National Standards data shows high student achievement overall in reading, writing and mathematics and equitable outcomes within the school for Māori and for Pacific learners. Achievement for both of these groups has improved since the previous ERO report. The school is aware of lower achievement for boys in comparison with girls in writing and is addressing this through its targeted actions.
A wide range of actions are taken in response to children whose achievement needs accelerating. Many students make progress and a small number accelerated their progress as a result of school action in 2016. Teachers’ responses are becoming more deeply focussed on students whose achievement needs acceleration. Developing a clearer picture, through target setting and reporting, about the progress made by this group of learners is a next step.
Clear guidelines support teachers making assessment judgements about student achievement in relation to National Standards. A good range of data contributes to these decisions. Moderation processes are well used to support dependability. Teachers and leaders constantly reflect on assessment practice to improve reliability. The focus in 2017, on moderation of reading, is appropriate.
School conditions supporting equity and excellence
What school processes are effective in enabling achievement of equity and excellence?
School leaders are strongly focused on providing the necessary conditions and processes to continue to enable achievement of equity and excellence.
The school has a clear focus on monitoring the progress of learners who have yet to achieve at the National Standards. There are good systems for knowing about student achievement over time and sharing this information. Teachers and leaders track and monitor individual’s progress well, and use data appropriately to make decisions about programmes and reflect on teaching practice. Schoolwide data is analysed by cohort, ethnicity and gender, and patterns and trends are recognised and investigated. There is regular reporting to the board of trustees about schoolwide achievement.
Leaders promote and participate in teacher learning and development. There is good alignment of student learning needs, teacher professional goals, professional development and processes for teacher appraisal and attestation against the Practising Teacher Criteria. Since the previous ERO review, the school’s appraisal model has improved and is further supporting teacher development and positive outcomes for learners.
There are clear expectations that teachers will learn how to improve their teaching by examining the effectiveness of their actions within the classroom and collaborating with their colleagues. This ‘teaching as inquiry’ practice is in the early stages of development. However, positive shifts in teacher practice that promote improved student outcomes are clearly the basis for the model used.
The school has taken significant steps to provide a more responsive curriculum for students. The introduction of digital technology and initiatives to support students learning to learn have been key recent developments.
Students increasingly know about their achievement and progress and have opportunities to make choices about their learning. Digital platforms are supporting increased student engagement and parent and whānau partnerships in their children’s learning. Teachers report that they are able to provide more timely individual support and learning pathways as a result of new approaches in teaching and learning.
Integration of te reo me ngā tikanga Māori within the curriculum and classroom programmes is an evident focus. The school works purposefully with their Māori community to enhance teachers’ and all students’ knowledge and experiences of te ao Māori. Māori learners participate in a curriculum where their language, culture and identities are valued and affirmed. They have opportunity to show cultural leadership and to use and have their strengths acknowledged.

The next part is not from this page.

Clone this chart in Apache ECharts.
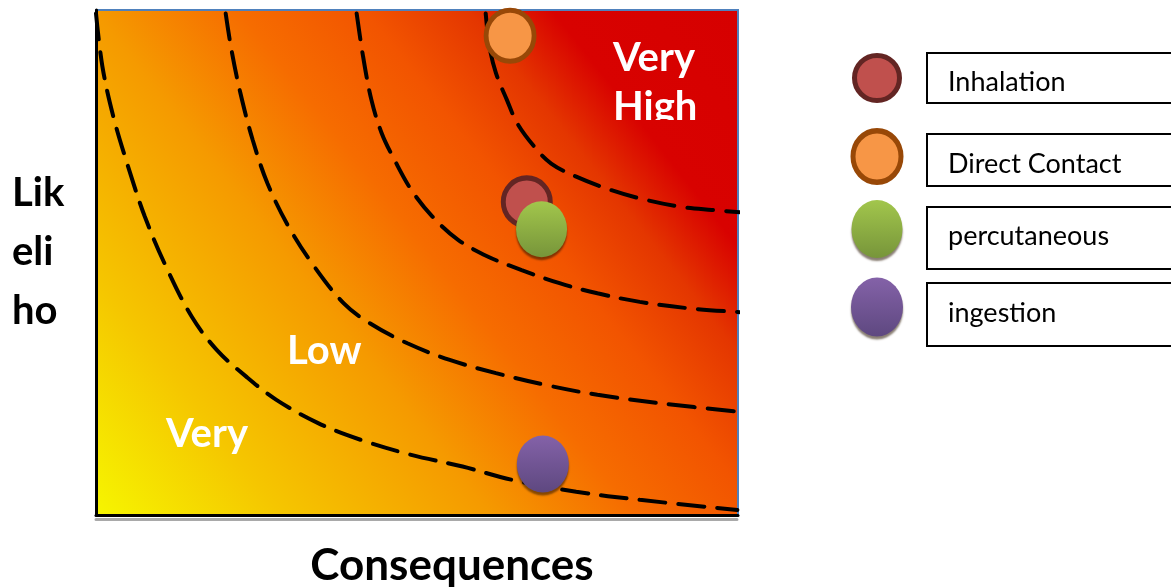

New initiatives to support the school’s vision and goals are thoughtfully considered and systematically implemented. The perspectives and aspirations of students, teachers, parents and whānau are sought and responded to in review and development.
The board reviews its effectiveness and is actively improving its ability to scrutinise how well the school achieves valued student outcomes. Trustees value community input into school direction. An active Māori whānau group contributes to setting strategic direction, curriculum and supporting raising the cultural competence of staff.

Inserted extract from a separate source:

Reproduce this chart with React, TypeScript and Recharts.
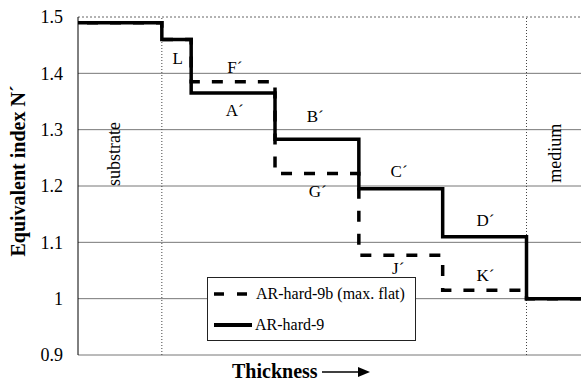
import React from 'react'
import {
  LineChart,
  Line,
  XAxis,
  YAxis,
  ReferenceLine,
  ReferenceDot,
  Label
} from 'recharts'

const FONT = 'Liberation Serif, Times New Roman, Times, DejaVu Serif, serif'

// layer edges along the thickness axis (arbitrary units)
const thickness = [0, 1, 1.35, 2.35, 3.35, 4.35, 5.35, 6]
const hard9 = [1.49, 1.46, 1.365, 1.283, 1.195, 1.11, 1.0, 1.0]
const hard9b = [1.49, 1.46, 1.385, 1.222, 1.077, 1.015, 1.0, 1.0]

const yTicks = [0.9, 1.0, 1.1, 1.2, 1.3, 1.4, 1.5]
const boundaries = [1, 5.35]

const layerNames = ['L', 'F´', 'A´', 'B´', 'G´', 'C´', 'D´', 'J´', 'K´']
const layerNameX = [1.19, 1.87, 1.87, 2.83, 2.86, 3.83, 4.86, 3.82, 4.86]
const layerNameY = [1.427, 1.411, 1.335, 1.324, 1.191, 1.226, 1.139, 1.054, 1.042]

const regionNames = ['substrate', 'medium']
const regionX = [0.43, 5.69]
const regionY = [1.257, 1.258]

const data = thickness.map((t, i) => ({ t, hard9: hard9[i], hard9b: hard9b[i] }))

function formatTick(v: number): string {
  return Math.abs(v - 1) < 1e-9 ? '1' : v.toFixed(1)
}

// eslint-disable-next-line @typescript-eslint/no-explicit-any
function YTitle({ viewBox }: any) {
  const cx = viewBox.x + 18
  const cy = viewBox.y + viewBox.height / 2 - 15
  return (
    <text
      x={cx}
      y={cy}
      transform={`rotate(-90 ${cx} ${cy})`}
      textAnchor="middle"
      dominantBaseline="central"
      style={{ fontFamily: FONT }}
      fontWeight="bold"
      fontSize={20}
      fill="#000"
    >
      Equivalent index N´
    </text>
  )
}

// eslint-disable-next-line @typescript-eslint/no-explicit-any
function XTitle({ viewBox }: any) {
  const x0 = viewBox.x + 154
  const y0 = viewBox.y + 16
  return (
    <g>
      <text
        x={x0}
        y={y0}
        dominantBaseline="central"
        style={{ fontFamily: FONT }}
        fontWeight="bold"
        fontSize={20}
        fill="#000"
      >
        Thickness
      </text>
      <line x1={x0 + 90} y1={y0 + 1} x2={x0 + 130} y2={y0 + 1} stroke="#000" strokeWidth={1.3} />
      <path d={`M${x0 + 126},${y0 - 4} L${x0 + 138},${y0 + 1} L${x0 + 126},${y0 + 6} Z`} fill="#000" />
    </g>
  )
}

function LegendBox() {
  return (
    <div
      style={{
        position: 'absolute',
        left: 207,
        top: 277,
        width: 209,
        height: 64,
        border: '1px solid #222',
        background: '#fff',
        fontFamily: FONT,
        fontSize: 16,
        color: '#000',
        boxSizing: 'border-box'
      }}
    >
      <div style={{ position: 'absolute', left: 4, top: 7, display: 'flex', alignItems: 'center' }}>
        <svg width={40} height={10}>
          <line x1={2} y1={5} x2={40} y2={5} stroke="#000" strokeWidth={3.5} strokeDasharray="10 13" />
        </svg>
        <span style={{ marginLeft: 4 }}>AR-hard-9b (max. flat)</span>
      </div>
      <div style={{ position: 'absolute', left: 4, top: 38, display: 'flex', alignItems: 'center' }}>
        <svg width={40} height={10}>
          <line x1={2} y1={5} x2={40} y2={5} stroke="#000" strokeWidth={4} />
        </svg>
        <span style={{ marginLeft: 3 }}>AR-hard-9</span>
      </div>
    </div>
  )
}

export default function App() {
  return (
    <div
      style={{
        position: 'absolute',
        left: 0,
        top: 0,
        width: 581,
        height: 381,
        background: '#fff',
        fontFamily: FONT
      }}
    >
      <LineChart
        width={581}
        height={381}
        data={data}
        margin={{ top: 17, right: 0, left: 0, bottom: 0 }}
        style={{ fontFamily: FONT }}
      >
        <XAxis
          dataKey="t"
          type="number"
          domain={[0, 6]}
          ticks={[]}
          tick={false}
          axisLine={false}
          tickLine={false}
          height={26}
          label={<XTitle />}
        />
        <YAxis
          type="number"
          domain={[0.9, 1.5]}
          ticks={yTicks}
          tickFormatter={formatTick}
          width={78}
          tickSize={0}
          tickMargin={15}
          tickLine={false}
          axisLine={{ stroke: '#000', strokeWidth: 1 }}
          tick={{ fontSize: 18, fill: '#000', fontFamily: FONT }}
          label={<YTitle />}
        />
        {yTicks.map((v) => (
          <ReferenceLine
            key={`g${v}`}
            y={v}
            stroke={v === 1.5 ? '#666' : '#777'}
            strokeWidth={1}
            strokeDasharray={v === 1.5 ? '2 2' : undefined}
          />
        ))}
        {boundaries.map((b) => (
          <ReferenceLine key={`b${b}`} x={b} stroke="#444" strokeWidth={1} strokeDasharray="1 2" />
        ))}
        <Line
          type="stepAfter"
          dataKey="hard9b"
          stroke="#000"
          strokeWidth={3.5}
          strokeDasharray="11 12"
          strokeDashoffset={14}
          dot={false}
          activeDot={false}
          isAnimationActive={false}
        />
        <Line
          type="stepAfter"
          dataKey="hard9"
          stroke="#000"
          strokeWidth={3.5}
          dot={false}
          activeDot={false}
          isAnimationActive={false}
        />
        {layerNames.map((name, i) => (
          <ReferenceDot
            key={name}
            x={layerNameX[i]}
            y={layerNameY[i]}
            r={1}
            fill="none"
            stroke="none"
          >
            <Label value={name} position="center" fontSize={17} fill="#000" fontFamily={FONT} />
          </ReferenceDot>
        ))}
        {regionNames.map((name, i) => (
          <ReferenceDot
            key={name}
            x={regionX[i]}
            y={regionY[i]}
            r={1}
            fill="none"
            stroke="none"
          >
            <Label value={name} position="center" angle={-90} fontSize={18} fill="#000" fontFamily={FONT} />
          </ReferenceDot>
        ))}
      </LineChart>
      <LegendBox />
    </div>
  )
}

Sustainable development for equity and excellence
What further developments are needed in school processes to achieve equity and excellence?
The school is well placed to sustain and continue to improve its performance in achieving equity and excellence.

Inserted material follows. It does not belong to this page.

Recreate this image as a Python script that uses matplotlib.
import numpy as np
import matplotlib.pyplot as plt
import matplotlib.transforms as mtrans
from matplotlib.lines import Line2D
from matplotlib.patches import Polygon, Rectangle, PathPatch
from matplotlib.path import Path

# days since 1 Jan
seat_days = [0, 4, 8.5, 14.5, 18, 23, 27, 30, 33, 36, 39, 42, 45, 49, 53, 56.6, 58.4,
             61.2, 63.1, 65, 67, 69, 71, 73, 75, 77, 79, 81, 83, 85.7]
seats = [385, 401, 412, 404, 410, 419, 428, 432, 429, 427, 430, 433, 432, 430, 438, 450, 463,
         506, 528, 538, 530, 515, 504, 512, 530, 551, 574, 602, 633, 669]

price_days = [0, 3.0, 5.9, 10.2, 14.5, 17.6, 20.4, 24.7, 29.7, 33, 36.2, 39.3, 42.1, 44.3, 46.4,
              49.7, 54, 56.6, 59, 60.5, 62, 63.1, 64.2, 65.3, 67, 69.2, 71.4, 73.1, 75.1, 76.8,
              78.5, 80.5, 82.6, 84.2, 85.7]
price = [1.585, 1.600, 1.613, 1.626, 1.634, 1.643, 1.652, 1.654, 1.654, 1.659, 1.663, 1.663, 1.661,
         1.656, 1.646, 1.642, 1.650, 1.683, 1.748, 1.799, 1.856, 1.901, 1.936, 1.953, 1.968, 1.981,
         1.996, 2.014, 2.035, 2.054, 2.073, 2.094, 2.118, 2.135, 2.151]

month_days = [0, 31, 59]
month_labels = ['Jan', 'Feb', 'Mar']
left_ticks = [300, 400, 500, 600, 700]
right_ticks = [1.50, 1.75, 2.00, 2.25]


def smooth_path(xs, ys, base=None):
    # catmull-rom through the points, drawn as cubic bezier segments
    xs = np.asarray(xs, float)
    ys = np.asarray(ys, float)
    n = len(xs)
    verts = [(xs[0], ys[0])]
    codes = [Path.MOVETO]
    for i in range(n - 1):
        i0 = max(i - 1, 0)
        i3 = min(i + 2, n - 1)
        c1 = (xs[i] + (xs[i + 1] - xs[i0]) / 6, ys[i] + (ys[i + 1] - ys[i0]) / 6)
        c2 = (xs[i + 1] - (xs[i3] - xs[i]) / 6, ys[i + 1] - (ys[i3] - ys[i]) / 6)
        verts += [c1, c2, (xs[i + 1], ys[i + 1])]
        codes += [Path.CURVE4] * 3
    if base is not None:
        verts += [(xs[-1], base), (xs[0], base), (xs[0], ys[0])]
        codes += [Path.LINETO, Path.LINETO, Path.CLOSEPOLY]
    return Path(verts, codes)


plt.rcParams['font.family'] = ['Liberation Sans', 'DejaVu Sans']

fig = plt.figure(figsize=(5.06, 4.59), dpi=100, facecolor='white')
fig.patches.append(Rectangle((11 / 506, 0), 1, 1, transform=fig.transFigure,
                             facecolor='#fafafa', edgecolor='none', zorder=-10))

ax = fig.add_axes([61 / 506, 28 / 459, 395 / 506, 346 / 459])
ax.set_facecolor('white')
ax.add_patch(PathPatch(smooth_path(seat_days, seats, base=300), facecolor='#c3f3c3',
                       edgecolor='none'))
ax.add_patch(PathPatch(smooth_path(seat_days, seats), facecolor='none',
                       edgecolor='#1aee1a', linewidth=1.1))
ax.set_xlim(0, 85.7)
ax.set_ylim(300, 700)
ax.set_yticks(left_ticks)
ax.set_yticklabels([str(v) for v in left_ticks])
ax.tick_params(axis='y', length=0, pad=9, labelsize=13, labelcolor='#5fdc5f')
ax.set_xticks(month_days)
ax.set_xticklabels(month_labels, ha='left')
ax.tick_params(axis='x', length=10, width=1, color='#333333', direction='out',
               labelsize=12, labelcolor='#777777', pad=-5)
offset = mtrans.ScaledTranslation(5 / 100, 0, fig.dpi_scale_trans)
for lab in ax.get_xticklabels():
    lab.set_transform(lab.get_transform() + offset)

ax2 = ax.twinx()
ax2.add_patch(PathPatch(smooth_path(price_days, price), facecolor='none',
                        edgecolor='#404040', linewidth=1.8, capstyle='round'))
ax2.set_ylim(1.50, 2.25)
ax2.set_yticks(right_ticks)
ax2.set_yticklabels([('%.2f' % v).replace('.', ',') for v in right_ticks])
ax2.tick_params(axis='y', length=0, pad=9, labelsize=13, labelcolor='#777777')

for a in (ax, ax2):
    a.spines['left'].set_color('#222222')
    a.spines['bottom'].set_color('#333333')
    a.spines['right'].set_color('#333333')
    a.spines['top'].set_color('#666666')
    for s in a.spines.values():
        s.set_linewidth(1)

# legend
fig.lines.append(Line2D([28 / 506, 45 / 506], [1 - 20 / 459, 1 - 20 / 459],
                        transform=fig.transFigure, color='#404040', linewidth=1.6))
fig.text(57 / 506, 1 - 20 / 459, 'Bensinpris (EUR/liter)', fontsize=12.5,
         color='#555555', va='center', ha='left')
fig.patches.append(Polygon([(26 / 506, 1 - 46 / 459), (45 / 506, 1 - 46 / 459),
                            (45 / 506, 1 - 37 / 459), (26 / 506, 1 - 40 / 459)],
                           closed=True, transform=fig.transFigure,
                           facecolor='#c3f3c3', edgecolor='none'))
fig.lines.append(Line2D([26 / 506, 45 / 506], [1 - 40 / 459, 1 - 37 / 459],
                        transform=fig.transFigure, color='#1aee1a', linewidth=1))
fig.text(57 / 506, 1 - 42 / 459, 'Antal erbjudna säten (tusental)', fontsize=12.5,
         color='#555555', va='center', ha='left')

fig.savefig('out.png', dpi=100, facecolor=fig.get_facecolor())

Current school targets are expressed as a percentage of students achieving at or above National Standards. Consideration should be given to framing targets to better address and demonstrate the progress made by students at risking of not achieving at National Standard.
As new schooling initiatives are implemented it is important to continue to provide ways to collaborate across syndicates, to ensure consistency and smooth transitions for students.
Curriculum review is underway. Developing clear guidelines and expectations for the use of digital technologies, student agency and culturally responsive teaching is an identified next step.
Leaders use internal evaluation processes to assess what is and is not working well, and then to determine what changes are needed, particularly to advance their charter goals. A range of perspectives are gathered and data also contributes to the reasoning and emerging sense that leaders make during their evaluation processes. Continuing to strengthen how the effectiveness of programmes and initiatives is determined, with a clearer focus on student outcomes, is a next step in sustaining development.
Board assurance on legal requirements
Before the review, the board and principal of the school completed the ERO board assurance statement and self-audit checklists. In these documents they attested that they had taken all reasonable steps to meet their legislative obligations related to the following:
- board administration
- management of health, safety and welfare
- personnel management
- asset management.
During the review, ERO checked the following items because they have a potentially high impact on student safety and wellbeing:
- emotional safety of students (including prevention of bullying and sexual harassment)
- physical safety of students
- teacher registration and certification
- processes for appointing staff
- stand down, suspension, expulsion and exclusion of students
- school policies in relation to meeting the requirements of the Vulnerable Children Act 2014.
How well placed is the school to accelerate the achievement of all children who need it?
Children are achieving excellent educational outcomes. School performance has been sustained over time through well-focused, embedded processes and practices. This school has successfully addressed in-school disparity in educational outcomes.
Agreed next steps are to continue developing:
- teachers’ inquiry into the effectiveness of their practice
- target setting to better examine the progress of students at risk of not achieving equitable outcomes
- collaboration across syndicates for consistency and smooth transitions
- clearer curriculum guidelines for the new expectations in teaching and learning
- internal evaluation to determine the impact of school developments on student outcomes.
ERO is likely to carry out the next review in four-to-five years.